Specifically, researchers in the Martin lab wanted to see what was happening to networks of the motor protein myosin, which allows cells to contract, in the tribbles mutant. Myosin is the same protein that allows our muscle tissue to contract when we flex. To facilitate tissue folding in the developing fly, myosin is concentrated at the top of the cells in the mesoderm, where they form the surface of the blastula. As this myosin constricts, the outer surface of the tissue shrinks and contracts inward.
By using a fluorescent protein to visualize chromosome condensation, which marks the start of mitosis and the cell’s preparation for division, the researchers were able to use live-cell imaging to see how premature division might be interfering with cell constriction. When a cell prepares to divide, it expands and becomes rounded, before elongating—shape changes that exert force on neighboring cells. But something else was going on, too.
“We noticed that when the cells are dividing, the apical myosin networks that are present disappear,” says Ko. Cells that had already begun to contract relaxed when they entered mitosis, indicating that it’s a loss of contractility in the tribbles mutant that prevents folding. The researchers suspect that this reversal occurs because mitosis disrupts signaling from the gene RhoA, which regulates contractility and cell shape changes during development. An undergraduate researcher in the lab, Prateek Kalakuntla, showed that regulation of RhoA changes at the start of mitosis.
“Initially we were just curious about the tribbles mutant,” says Ko. “But then we started exploring other ways of looking at how cell divisions affect myosin accumulation in cells.” They utilized a mutation in which the gene fog, which is located upstream of myosin activation on the genome, was overexpressed. (Fog is short for “folded gastrulation.”) Cells in the Drosophila ectoderm don’t normally contract, but with ectopic fog overexpression, those cells activated myosin, too. With live-cell imaging, the researchers observed furrows develop across the ectoderm.
“It was a bit unexpected to see these tissues folding when they shouldn’t be folding,” says Ko.

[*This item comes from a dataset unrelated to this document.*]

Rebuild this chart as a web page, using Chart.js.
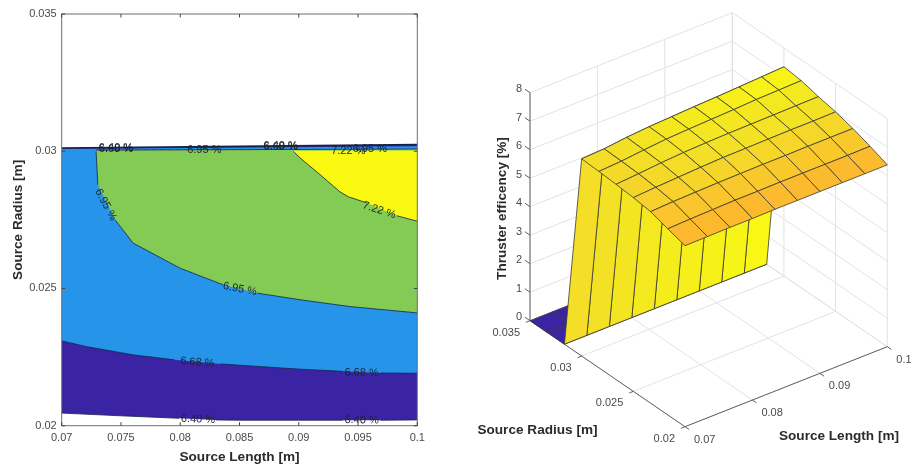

Specifically, the folds occurred along the boundaries of mitotic domains, regions of spatiotemporally patterned cell divisions that occur in coordinated pulses. “That led to this sort of novel idea that cell divisions—particularly when they’re in this pattern where they’re interspersed between contractile cells—can actually promote tissue folding.”
Understanding the genetic basis for tissue folding, and how our genes control the development of specific bodily features, can help determine how birth defects arise during development. “If cell cycle control is misregulated during development, it could actually alter the shape of that tissue,” says Martin. The study paves the way for further research into how exactly the location of myosin in the cell is regulated, and how it is affected at the molecular level by cell division.
“We observed that when these cells enter mitosis, the localization of myosin activators changes. But we don’t really know how it changes,” says Ko. “That would be a pretty interesting research problem, especially considering that it’s such an integral part of force generation in cells.” Kalakuntla has begun investigating what controls these regulators, which will be an avenue of future research for the lab.